A large canvas of Monet’s Nympheas hangs above the piano in my living room.  I love this painting.  Its magical quality evokes a sense of wonder and imagining. 

I love things that make me feel something.

But in recent years, feeling things has often seemed more painful than promising.  More like a burden than a blessing– just plain hard.

Broken relationships remain.  Deep pain needs to be processed.  And boundaries must be kept in place. Confusion, fear and doubt threaten my peace.  Shame and regret seek to steal my joy.  And moments of despairing are all too familiar.  A wondering if I will ever feel the warmth of the light on my face again for more than just a brief moment. 

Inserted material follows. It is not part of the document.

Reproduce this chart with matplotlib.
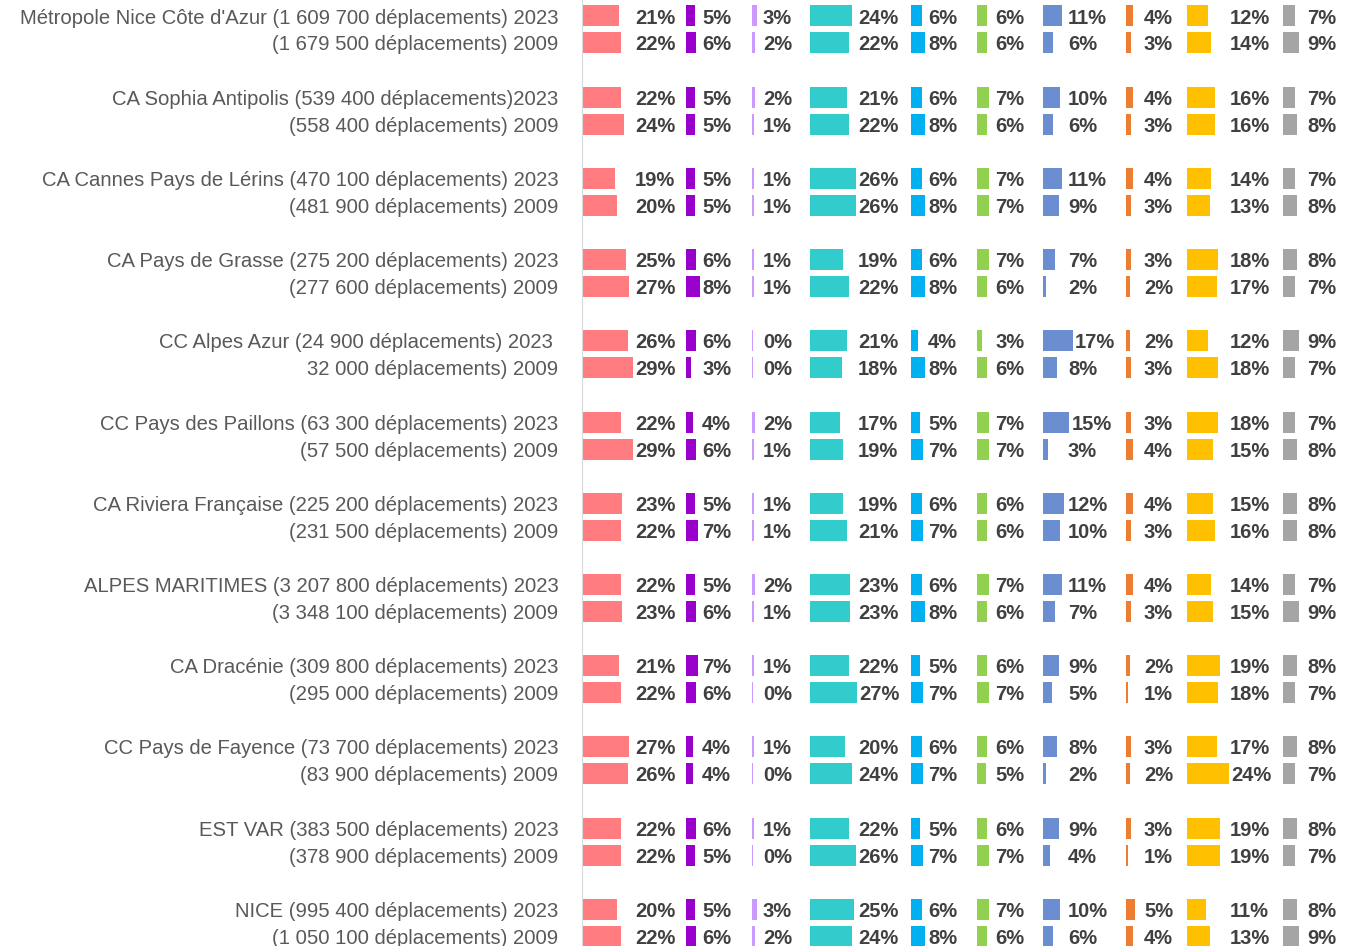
import matplotlib
matplotlib.use("Agg")
import matplotlib.pyplot as plt

plt.rcParams['font.family'] = ['Liberation Sans', 'DejaVu Sans']

labels_2023 = [
    "Métropole Nice Côte d'Azur (1 609 700 déplacements) 2023",
    "CA Sophia Antipolis (539 400 déplacements)2023",
    "CA Cannes Pays de Lérins (470 100 déplacements) 2023",
    "CA Pays de Grasse (275 200 déplacements) 2023",
    "CC Alpes Azur (24 900 déplacements) 2023 ",
    "CC Pays des Paillons (63 300 déplacements) 2023",
    "CA Riviera Française (225 200 déplacements) 2023",
    "ALPES MARITIMES (3 207 800 déplacements) 2023",
    "CA Dracénie (309 800 déplacements) 2023",
    "CC Pays de Fayence (73 700 déplacements) 2023",
    "EST VAR (383 500 déplacements) 2023",
    "NICE (995 400 déplacements) 2023",
]
labels_2009 = [
    "(1 679 500 déplacements) 2009",
    "(558 400 déplacements) 2009",
    "(481 900 déplacements) 2009",
    "(277 600 déplacements) 2009",
    "32 000 déplacements) 2009",
    "(57 500 déplacements) 2009",
    "(231 500 déplacements) 2009",
    "(3 348 100 déplacements) 2009",
    "(295 000 déplacements) 2009",
    "(83 900 déplacements) 2009",
    "(378 900 déplacements) 2009",
    "(1 050 100 déplacements) 2009",
]

# one row per zone, one value per mode (%)
shares_2023 = [
    [21, 5, 3, 24, 6, 6, 11, 4, 12, 7],
    [22, 5, 2, 21, 6, 7, 10, 4, 16, 7],
    [19, 5, 1, 26, 6, 7, 11, 4, 14, 7],
    [25, 6, 1, 19, 6, 7, 7, 3, 18, 8],
    [26, 6, 0, 21, 4, 3, 17, 2, 12, 9],
    [22, 4, 2, 17, 5, 7, 15, 3, 18, 7],
    [23, 5, 1, 19, 6, 6, 12, 4, 15, 8],
    [22, 5, 2, 23, 6, 7, 11, 4, 14, 7],
    [21, 7, 1, 22, 5, 6, 9, 2, 19, 8],
    [27, 4, 1, 20, 6, 6, 8, 3, 17, 8],
    [22, 6, 1, 22, 5, 6, 9, 3, 19, 8],
    [20, 5, 3, 25, 6, 7, 10, 5, 11, 8],
]
shares_2009 = [
    [22, 6, 2, 22, 8, 6, 6, 3, 14, 9],
    [24, 5, 1, 22, 8, 6, 6, 3, 16, 8],
    [20, 5, 1, 26, 8, 7, 9, 3, 13, 8],
    [27, 8, 1, 22, 8, 6, 2, 2, 17, 7],
    [29, 3, 0, 18, 8, 6, 8, 3, 18, 7],
    [29, 6, 1, 19, 7, 7, 3, 4, 15, 8],
    [22, 7, 1, 21, 7, 6, 10, 3, 16, 8],
    [23, 6, 1, 23, 8, 6, 7, 3, 15, 9],
    [22, 6, 0, 27, 7, 7, 5, 1, 18, 7],
    [26, 4, 0, 24, 7, 5, 2, 2, 24, 7],
    [22, 5, 0, 26, 7, 7, 4, 1, 19, 7],
    [22, 6, 2, 24, 8, 6, 6, 4, 13, 9],
]

colors = ["#FF7C80", "#9900CC", "#CC99FF", "#33CCCC", "#00B0F0",
          "#92D050", "#6A8ED0", "#ED7D31", "#FFC000", "#A5A5A5"]

# layout: where each mode's bar and its label start (in % units)
col_start = [0, 59.4, 97.1, 130.3, 188.0, 225.7, 263.4, 310.9, 345.7, 400.6]
label_start = [30.3, 68.6, 103.4, 157.7, 197.7, 236.0, 277.7, 321.1, 370.3, 414.3]

group_step = 81.2
pair_step = 27.0

fig = plt.figure(figsize=(13.47, 9.46), dpi=100)
ax = fig.add_axes([582 / 1347, 0, 1 - 582 / 1347, 1])

yticks, ylabels = [], []
for g in range(len(labels_2023)):
    for k, (labs, data) in enumerate([(labels_2023, shares_2023), (labels_2009, shares_2009)]):
        y = g * group_step + k * pair_step
        yticks.append(y)
        ylabels.append(labs[g])
        for m, v in enumerate(data[g]):
            ax.barh(y, max(v, 0.8), left=col_start[m], height=21, color=colors[m],
                    edgecolor="none")
            tx = max(label_start[m], col_start[m] + v + 1.2)
            ax.text(tx, y, f"{v}%", ha="left", va="center_baseline", fontsize=14.5,
                    fontweight="bold", color="#404040")

ax.set_xlim(0, (1347 - 582) / 1.75)
ax.set_ylim(946 - 16, -16)
ax.set_yticks(yticks)
ax.set_yticklabels(ylabels, fontsize=14.6, color="#595959")
for t in ax.get_yticklabels():
    t.set_va("center_baseline")
ax.tick_params(axis="y", length=0, pad=17)
ax.set_xticks([])
for s in ["top", "right", "bottom"]:
    ax.spines[s].set_visible(False)
ax.spines["left"].set_color("#D9D9D9")
ax.patch.set_alpha(0)

fig.savefig("out.png", dpi=100)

But there is also healing. 

The deep kind that makes me feel fragile and vulnerable. The kind that makes me not want to feel anything at all. 

Our key verse tells us that where the Spirit is, there is freedom.  And so if the Spirit is in us, we are free to express ourselves honestly without fear of rejection, condemnation or shame.  Not to do so is like handcuffing ourselves when we’ve been let out of a prison cell.  Or like deciding not to leave when the cell door is opened wide.  

It seems unimaginable when put in those words.  And yet this is what we do.  We choose to stay incarcerated for fear of exposure.  We believe the lie that if we just keep it all pushed down and hidden away, no one will ever know these things we’re thinking and feeling and judge us by them.  Or worse– identify us because of them.  And we even believe this about God. 

But let us pause for a moment and consider the alternative—a relationship so safe, we can say anything.  We can voice exactly what we are feeling in the moment.  We can unleash all the thoughts that torment and suffocate us and lay them out, scattered upon the table.

We can speak into the light the unspeakable things the darkness has been telling us and admit that we are even believing them.  

And then, having revealed all this, we can look up, instead of down at our feet, to find him intent upon loving us anyway. 

What if we can be this real and authentic even when it makes us feel afraid?  What if we can be this way because we know that, no matter what we have felt or said or believed or even how we’ve behaved, we will be seen, loved and cared for the same?

What if this were true?  Not just for someone else.  But for you.

Beloved, look up.  Because it is true.  

It’s true for me.  And it’s true for you, too.  It is true for all who belong to him.